- _Stored data_:
** START **

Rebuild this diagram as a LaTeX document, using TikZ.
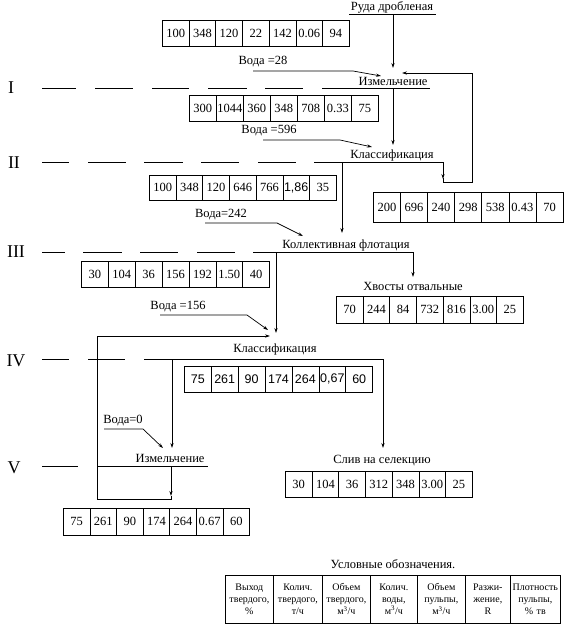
\documentclass[tikz,border=0pt]{standalone}
\usepackage{fontspec}
\setmainfont{Liberation Serif}
\setsansfont{Liberation Sans}
\usetikzlibrary{arrows.meta}
\newcommand{\drow}[6]{\foreach \v [count=\i] in {#6}{\node[cell, minimum width=#4pt, minimum height=#5pt] (#1-\i) at ({#2+(\i-1)*#4},#3) {\v};}}
\begin{document}
\begin{tikzpicture}[x=1pt,y=-1pt, line width=0.7pt,
  cell/.style={draw, inner sep=0pt, anchor=north west, font=\fontsize{12.5}{13}\selectfont},
  scell/.style={cell, font=\sffamily\fontsize{12.5}{13}\selectfont},
  lbl/.style={inner sep=0pt, font=\fontsize{12.5}{13}\selectfont},
  roman/.style={inner sep=0pt, font=\fontsize{18}{18}\selectfont},
  arr/.style={-{Stealth[length=5pt,width=3.2pt]}},
  leg/.style={draw, inner sep=0pt, anchor=north west, align=center, font=\fontsize{10}{12}\selectfont}]
\useasboundingbox (0,0) rectangle (568,633);

% ---- data boxes
\drow{t}{162}{20}{26.7}{26}{100,348,120,22,142,0.06,94}
\drow{b1}{189}{95}{27}{26}{300,1044,360,348,708,0.33,75}
\drow{b2}{149}{175}{26.7}{25}{100,348,120,646,766,{\sffamily 1,86},35}
\drow{b3}{373}{192}{27.1}{30}{200,696,240,298,538,0.43,70}
\drow{b4}{81}{261}{26.9}{26}{30,104,36,156,192,1.50,40}
\drow{b5}{336}{296}{26.7}{27}{70,244,84,732,816,3.00,25}
\foreach \v [count=\i] in {75,261,90,174,264,{0,67},60}{\node[scell, minimum width=26.9pt, minimum height=26pt] (b6-\i) at ({184+(\i-1)*26.9},366) {\v};}
\drow{b7}{285}{471}{26.7}{26}{30,104,36,312,348,3.00,25}
\drow{b8}{63}{508}{26.6}{27}{75,261,90,174,264,0.67,60}

% ---- labels
\node[lbl] (ruda) at (392,7) {Руда дробленая};
\draw (349,14) -- (436,14);
\node[lbl] (voda1) at (263,62) {Вода =28};
\node[lbl] (izm1) at (393,81) {Измельчение};
\node[lbl] (voda2) at (269,131) {Вода =596};
\node[lbl] (klass2) at (392,155) {Классификация};
\node[lbl] (voda3) at (221,215) {Вода=242};
\node[lbl] (flot) at (346,245) {Коллективная флотация};
\node[lbl] (hvost) at (413,286) {Хвосты отвальные};
\node[lbl] (voda4) at (178,307) {Вода =156};
\node[lbl] (klass4) at (275,349) {Классификация};
\node[lbl] (voda5) at (123,421) {Вода=0};
\node[lbl] (izm5) at (170,458) {Измельчение};
\node[lbl] (sliv) at (382,461) {Слив на селекцию};

% ---- roman levels
\node[roman] (r1) at (11,88) {I};
\node[roman] (r2) at (14,163) {II};
\node[roman] (r3) at (16,252) {III};
\node[roman] (r4) at (16,361) {IV};
\node[roman] (r5) at (14,468) {V};

% ---- level lines
\foreach \a/\b in {42/76,95/133,152/189,208/247,265/303,322/430} \draw (\a,88) -- (\b,88);
\foreach \a/\b in {42/69,88/126,144/183,201/239,258/296,314/443} \draw (\a,162) -- (\b,162);
\foreach \a/\b in {42/65,83/122,140/178,197/235,253/413} \draw (\a,252) -- (\b,252);
\foreach \a/\b in {42/69,88/125,144/383} \draw (\a,359) -- (\b,359);
\foreach \a/\b in {42/78,97/208} \draw (\a,466) -- (\b,466);

% ---- connectors
\draw[arr] (393,14) -- (393,68);
\draw[arr] (253,71) -- (353,71) -- (381,76);
\draw[arr] (443,162) -- (443,179);
\draw[arr] (443,178) -- (443,182) -- (472,182) -- (472,73) -- (402,73);
\draw[arr] (393,88) -- (393,145);
\draw[arr] (263,140) -- (340,140) -- (372,147);
\draw[arr] (342,162) -- (342,233);
\draw[arr] (205,223) -- (277,223) -- (303,236);
\draw[arr] (413,252) -- (413,277);
\draw[arr] (276,252) -- (276,333);
\draw[arr] (160,315) -- (247,315) -- (268,330);
\draw[arr] (171,466) -- (171,496);
\draw[arr] (171,496) -- (171,499) -- (97,499) -- (97,336) -- (270,336);
\draw[arr] (172,359) -- (172,448);
\draw[arr] (383,359) -- (383,448);
\draw[arr] (104,429) -- (143,429) -- (163,448);

% ---- legend
\node[lbl] (legt) at (393,564) {Условные обозначения.};
\foreach \xa/\xb/\t [count=\i] in {225/273/{Выход\\твердого,\\\%},273/322/{Колич.\\твердого,\\т/ч},322/370/{Объем\\твердого,\\м\textsuperscript{3}/ч},370/417/{Колич.\\воды,\\м\textsuperscript{3}/ч},417/465/{Объем\\пульпы,\\м\textsuperscript{3}/ч},465/510/{Разжи-\\жение,\\R},510/560/{Плотность\\пульпы,\\\% тв}}{
  \pgfmathsetmacro\w{\xb-\xa}
  \node[leg, minimum width=\w pt, minimum height=48pt, text width=\w pt] (leg-\i) at (\xa,575) {\t};
}
\end{tikzpicture}
\end{document}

** END **

- _Exercise goal_:
Transcribe the opening line of the listing above, please, and every line after it through the line with "(0,0) rectangle (568,633);", word for word, without pictures.

- _The response_:
Rebuild this diagram as a LaTeX document, using TikZ.
\documentclass[tikz,border=0pt]{standalone}
\usepackage{fontspec}
\setmainfont{Liberation Serif}
\setsansfont{Liberation Sans}
\usetikzlibrary{arrows.meta}
\newcommand{\drow}[6]{\foreach \v [count=\i] in {#6}{\node[cell, minimum width=#4pt, minimum height=#5pt] (#1-\i) at ({#2+(\i-1)*#4},#3) {\v};}}
\begin{document}
\begin{tikzpicture}[x=1pt,y=-1pt, line width=0.7pt,
  cell/.style={draw, inner sep=0pt, anchor=north west, font=\fontsize{12.5}{13}\selectfont},
  scell/.style={cell, font=\sffamily\fontsize{12.5}{13}\selectfont},
  lbl/.style={inner sep=0pt, font=\fontsize{12.5}{13}\selectfont},
  roman/.style={inner sep=0pt, font=\fontsize{18}{18}\selectfont},
  arr/.style={-{Stealth[length=5pt,width=3.2pt]}},
  leg/.style={draw, inner sep=0pt, anchor=north west, align=center, font=\fontsize{10}{12}\selectfont}]
\useasboundingbox (0,0) rectangle (568,633);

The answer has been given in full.